▶ **Required work**
Without further comment, state how many lines in the listing below contain the word "code".

▶ **Given information**
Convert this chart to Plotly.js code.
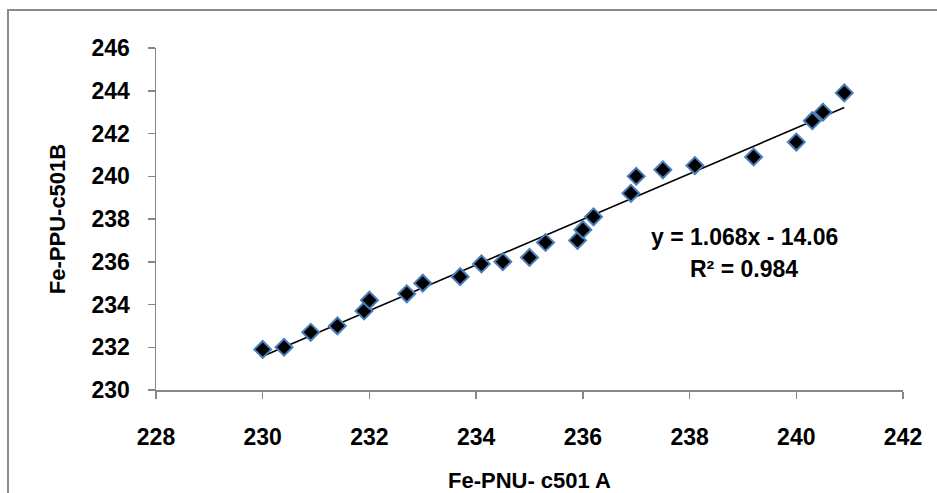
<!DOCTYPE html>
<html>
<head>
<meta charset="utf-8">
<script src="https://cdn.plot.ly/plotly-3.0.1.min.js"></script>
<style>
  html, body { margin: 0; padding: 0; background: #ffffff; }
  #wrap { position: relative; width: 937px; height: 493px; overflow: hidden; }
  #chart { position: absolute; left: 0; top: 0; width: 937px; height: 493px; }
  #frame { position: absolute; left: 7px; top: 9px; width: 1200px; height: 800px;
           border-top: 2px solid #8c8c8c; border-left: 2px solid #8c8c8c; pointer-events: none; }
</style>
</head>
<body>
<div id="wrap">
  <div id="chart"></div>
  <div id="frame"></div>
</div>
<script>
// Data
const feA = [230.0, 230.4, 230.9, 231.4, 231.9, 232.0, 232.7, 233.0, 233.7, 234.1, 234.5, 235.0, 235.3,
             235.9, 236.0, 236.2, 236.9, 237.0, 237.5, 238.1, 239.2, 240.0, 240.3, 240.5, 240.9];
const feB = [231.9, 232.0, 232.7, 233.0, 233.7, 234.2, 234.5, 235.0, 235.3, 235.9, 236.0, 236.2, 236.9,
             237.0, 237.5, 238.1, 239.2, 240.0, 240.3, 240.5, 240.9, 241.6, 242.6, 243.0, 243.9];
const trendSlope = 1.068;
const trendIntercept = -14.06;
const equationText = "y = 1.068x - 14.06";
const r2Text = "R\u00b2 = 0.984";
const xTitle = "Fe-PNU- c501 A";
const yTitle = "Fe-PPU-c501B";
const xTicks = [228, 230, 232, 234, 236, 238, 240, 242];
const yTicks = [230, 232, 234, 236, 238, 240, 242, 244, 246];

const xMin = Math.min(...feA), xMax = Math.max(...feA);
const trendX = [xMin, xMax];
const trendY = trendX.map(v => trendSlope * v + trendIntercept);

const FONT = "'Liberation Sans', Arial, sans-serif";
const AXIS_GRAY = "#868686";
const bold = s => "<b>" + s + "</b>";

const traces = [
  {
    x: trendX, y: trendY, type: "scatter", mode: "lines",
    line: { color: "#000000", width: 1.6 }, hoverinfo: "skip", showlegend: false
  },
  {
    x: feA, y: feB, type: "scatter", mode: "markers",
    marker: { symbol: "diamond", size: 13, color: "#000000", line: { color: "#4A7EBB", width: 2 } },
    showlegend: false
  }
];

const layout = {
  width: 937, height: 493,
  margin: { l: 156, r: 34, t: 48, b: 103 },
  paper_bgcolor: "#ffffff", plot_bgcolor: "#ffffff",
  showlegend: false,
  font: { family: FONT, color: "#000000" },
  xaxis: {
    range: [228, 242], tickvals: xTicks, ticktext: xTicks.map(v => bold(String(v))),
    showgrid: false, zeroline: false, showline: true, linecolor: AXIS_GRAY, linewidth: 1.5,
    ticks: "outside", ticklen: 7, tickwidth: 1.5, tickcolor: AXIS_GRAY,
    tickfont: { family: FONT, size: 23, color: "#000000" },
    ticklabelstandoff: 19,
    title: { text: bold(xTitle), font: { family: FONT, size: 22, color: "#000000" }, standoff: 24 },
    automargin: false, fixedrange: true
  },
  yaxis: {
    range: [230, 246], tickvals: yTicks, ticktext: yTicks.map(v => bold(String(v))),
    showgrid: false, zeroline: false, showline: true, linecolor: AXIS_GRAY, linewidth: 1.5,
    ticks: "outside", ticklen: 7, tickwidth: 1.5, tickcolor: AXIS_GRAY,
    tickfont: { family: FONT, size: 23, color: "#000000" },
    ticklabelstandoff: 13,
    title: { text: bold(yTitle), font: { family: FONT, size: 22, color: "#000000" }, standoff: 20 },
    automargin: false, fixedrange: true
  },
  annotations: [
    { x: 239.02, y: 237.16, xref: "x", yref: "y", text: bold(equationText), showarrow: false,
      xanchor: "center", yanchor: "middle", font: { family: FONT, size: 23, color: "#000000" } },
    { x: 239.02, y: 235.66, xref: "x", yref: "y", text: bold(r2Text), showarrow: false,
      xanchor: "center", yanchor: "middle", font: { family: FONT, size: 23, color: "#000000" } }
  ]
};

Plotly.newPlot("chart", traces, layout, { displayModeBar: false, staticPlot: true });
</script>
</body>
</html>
==
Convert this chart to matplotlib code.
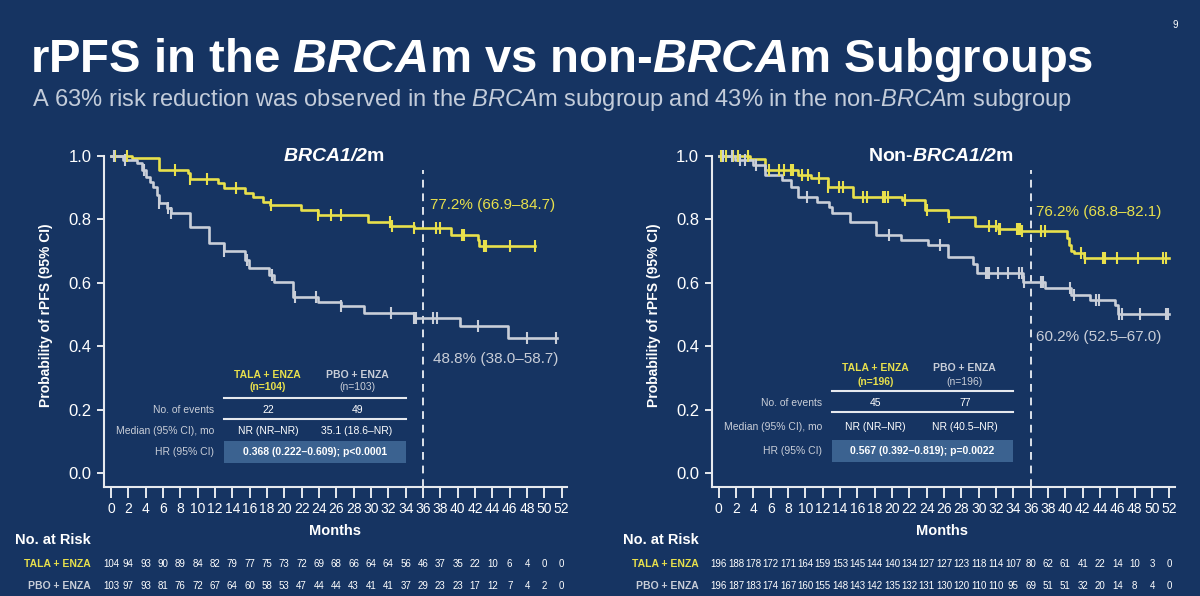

▶ **Output**
2